4) Be very clear in diligence about what you understand about the company, what you really appreciate and also what gives you some concern or needs more work.
What else can NYA provide beyond fundraising?
We truly appreciate all of the early-stage investors that came into our company: New York Angels, Harvard Business School Angels, Robin Hood. In the beginning we did not understand how galvanizing those relationships can be and how sophisticated and connected that group of investors are. We have benefited so much from introductions, not just to other investor groups, but to partners, like auditors, and all of those relationships that early-stage companies always need. Founders may be domain experts about what they're doing, but that doesn't mean they know how to setup a really good server with a firewall or they may not have good diversified banking relationships. Medcura was fortunate because we started off with a fairly seasoned management team. I appreciate that New York Angels and our other early-stage investors offered us capabilities that have absolutely nothing to do with investment capital – but instead they offered invaluable human capital.
What has driven Medcura's success?
The people. While there are a lot of great technologies in life sciences – Medcura certainly has one – the people are what make all of this work. Early-stage investments, especially life science investments, are not for the faint of heart. They’re very, very difficult and take an extraordinary amount of time and planning. Everybody looks good on a good day, and everybody is happy when we can all high five; when a new round is done; or a patent comes in; or the FDA gives you a positive ruling; or when you see a sales lift. It’s on the other days, the hard days, when you really learn who is in the boat with you – the days when somebody else buys the department that you have been working on for over two years, and the new owners do not really care about your project; or when the FDA gives you a confounding or hard to understand answer. It's on those days when you really learn who is in the boat with you. If you have the right people, and those people are diligent and resilient, then you can overcome any challenge.
Do you have any other advice for founders?
You have to prepared for a lot of failure. There are the failures that you did not do right and didn't think about enough. Then there are the worst kind of failures, which are the ones that you did think about ahead of time – you tried to plan around it, but it still happened.

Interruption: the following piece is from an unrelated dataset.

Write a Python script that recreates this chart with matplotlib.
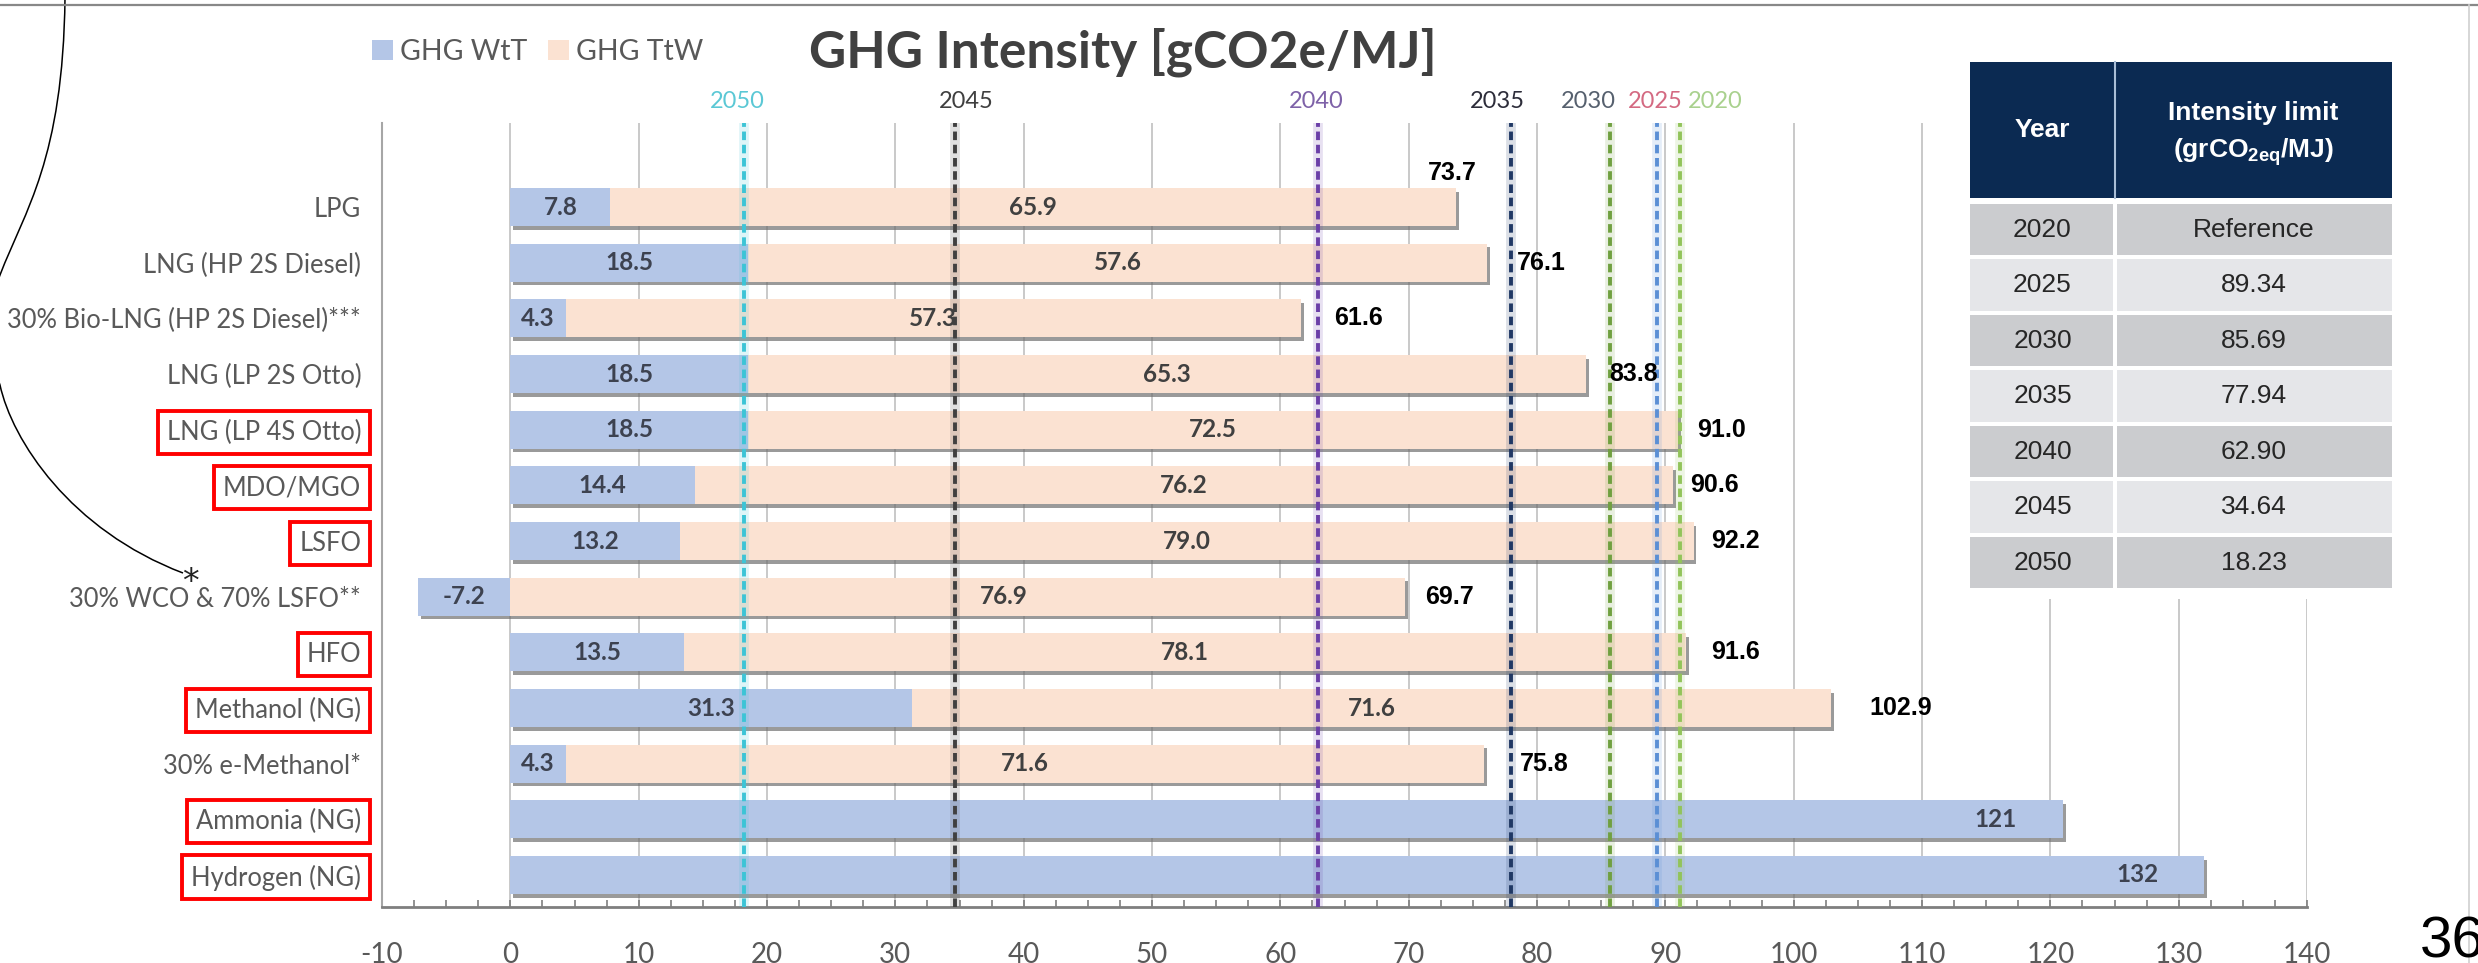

One of the very first board meetings Vijay was at, we were discussing entering our first vertical because we already had an FDA clearance for high-performance, first aid products. Vijay asked, “What's your Plan B?” We said we have this great partner. Then Vijay said, “That sounds great. What’s your Plan C?” We said, there are some other people we’ve talked to and we could also do it ourselves. After he asked about Plan D, we said, maybe if all of those things don’t work, maybe this isn’t the best vertical for us to go into. Vijay then said to me, “Larry, unfortunately a lot of my life ends up in Plan C and D. It just does. I like what you said. I like what you’re thinking, but you have to have a better Plan D than what you have right now. So we worked to develop a better Plan D, and we ended up going with Plan C. Early-stage companies are a process; it’s a marathon, not a sprint.